▸ GIVEN INSTRUCTION:
Reproduce the listing below word for word, with no pictures.

▸ INFORMATION SUPPLIED:
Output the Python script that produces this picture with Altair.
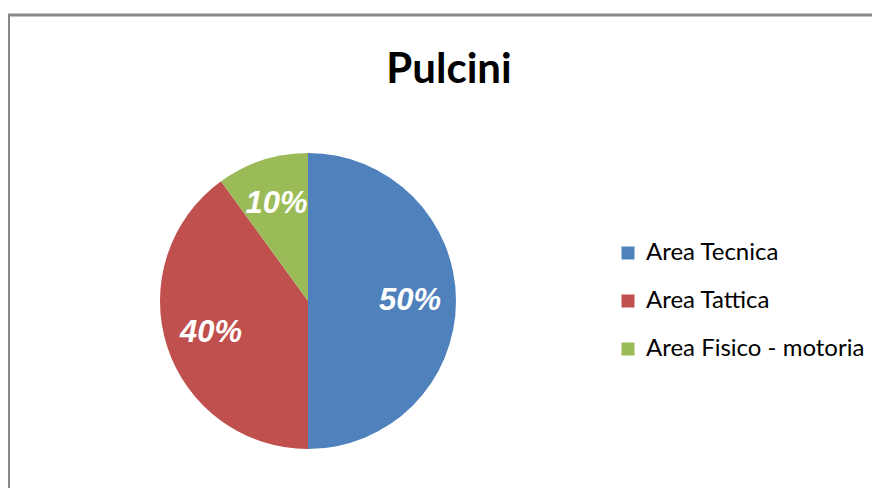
import altair as alt
import pandas as pd

title_text = "Pulcini"
categories = ["Area Tecnica", "Area Tattica", "Area Fisico - motoria"]
values = [50, 40, 10]
labels = ["50%", "40%", "10%"]
colors = ["#4F81BD", "#C0504D", "#9BBB59"]
order = [0, 1, 2]

df = pd.DataFrame({"categoria": categories, "valore": values,
                   "etichetta": labels, "ordine": order})

W, H = 864, 390
CX, CY = 300, 203

base = alt.Chart(df).encode(
    theta=alt.Theta("valore:Q", stack=True),
    order=alt.Order("ordine:Q"),
)

pie = base.mark_arc(outerRadius=148).encode(
    color=alt.Color(
        "categoria:N", sort=categories,
        scale=alt.Scale(domain=categories, range=colors),
        legend=alt.Legend(
            title=None, orient="none", legendX=608, legendY=143,
            symbolType="square", symbolSize=169, symbolStrokeWidth=0,
            labelFontSize=24, labelFont="Lato", labelColor="#000000",
            rowPadding=24, labelOffset=6, labelLimit=400,
        ),
    ),
    x=alt.value(CX), y=alt.value(CY),
)

text = base.mark_text(
    radius=102, font="Liberation Sans", fontSize=31, fontWeight="bold",
    fontStyle="italic", color="white",
).encode(text="etichetta:N", x=alt.value(CX), y=alt.value(CY))

tdf = pd.DataFrame({"t": [title_text]})
title = alt.Chart(tdf).mark_text(
    font="Lato", fontSize=42, fontWeight="bold", color="black",
    align="center", baseline="alphabetic",
).encode(text="t:N", x=alt.value(441), y=alt.value(-15))

bdf = pd.DataFrame({"k": [0]})
left = alt.Chart(bdf).mark_rule(color="#888888", strokeWidth=3).encode(
    x=alt.value(0.5), y=alt.value(-83), y2=alt.value(H + 10))
top = alt.Chart(bdf).mark_rule(color="#888888", strokeWidth=3).encode(
    x=alt.value(0), x2=alt.value(W + 10), y=alt.value(-83))

chart = alt.layer(left, top, title, pie, text).properties(
    width=W, height=H,
    padding={"left": 0, "top": 90, "right": 0, "bottom": 0},
    autosize="none",
    background="white",
).configure_view(stroke=None)

chart.save("out.html", embed_options={"renderer": "svg", "actions": False})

▸ EXERCISE RESULT:
Output the Python script that produces this picture with Altair.
import altair as alt
import pandas as pd

title_text = "Pulcini"
categories = ["Area Tecnica", "Area Tattica", "Area Fisico - motoria"]
values = [50, 40, 10]
labels = ["50%", "40%", "10%"]
colors = ["#4F81BD", "#C0504D", "#9BBB59"]
order = [0, 1, 2]

df = pd.DataFrame({"categoria": categories, "valore": values,
                   "etichetta": labels, "ordine": order})

W, H = 864, 390
CX, CY = 300, 203

base = alt.Chart(df).encode(
    theta=alt.Theta("valore:Q", stack=True),
    order=alt.Order("ordine:Q"),
)

pie = base.mark_arc(outerRadius=148).encode(
    color=alt.Color(
        "categoria:N", sort=categories,
        scale=alt.Scale(domain=categories, range=colors),
        legend=alt.Legend(
            title=None, orient="none", legendX=608, legendY=143,
            symbolType="square", symbolSize=169, symbolStrokeWidth=0,
            labelFontSize=24, labelFont="Lato", labelColor="#000000",
            rowPadding=24, labelOffset=6, labelLimit=400,
        ),
    ),
    x=alt.value(CX), y=alt.value(CY),
)

text = base.mark_text(
    radius=102, font="Liberation Sans", fontSize=31, fontWeight="bold",
    fontStyle="italic", color="white",
).encode(text="etichetta:N", x=alt.value(CX), y=alt.value(CY))

tdf = pd.DataFrame({"t": [title_text]})
title = alt.Chart(tdf).mark_text(
    font="Lato", fontSize=42, fontWeight="bold", color="black",
    align="center", baseline="alphabetic",
).encode(text="t:N", x=alt.value(441), y=alt.value(-15))

bdf = pd.DataFrame({"k": [0]})
left = alt.Chart(bdf).mark_rule(color="#888888", strokeWidth=3).encode(
    x=alt.value(0.5), y=alt.value(-83), y2=alt.value(H + 10))
top = alt.Chart(bdf).mark_rule(color="#888888", strokeWidth=3).encode(
    x=alt.value(0), x2=alt.value(W + 10), y=alt.value(-83))

chart = alt.layer(left, top, title, pie, text).properties(
    width=W, height=H,
    padding={"left": 0, "top": 90, "right": 0, "bottom": 0},
    autosize="none",
    background="white",
).configure_view(stroke=None)

chart.save("out.html", embed_options={"renderer": "svg", "actions": False})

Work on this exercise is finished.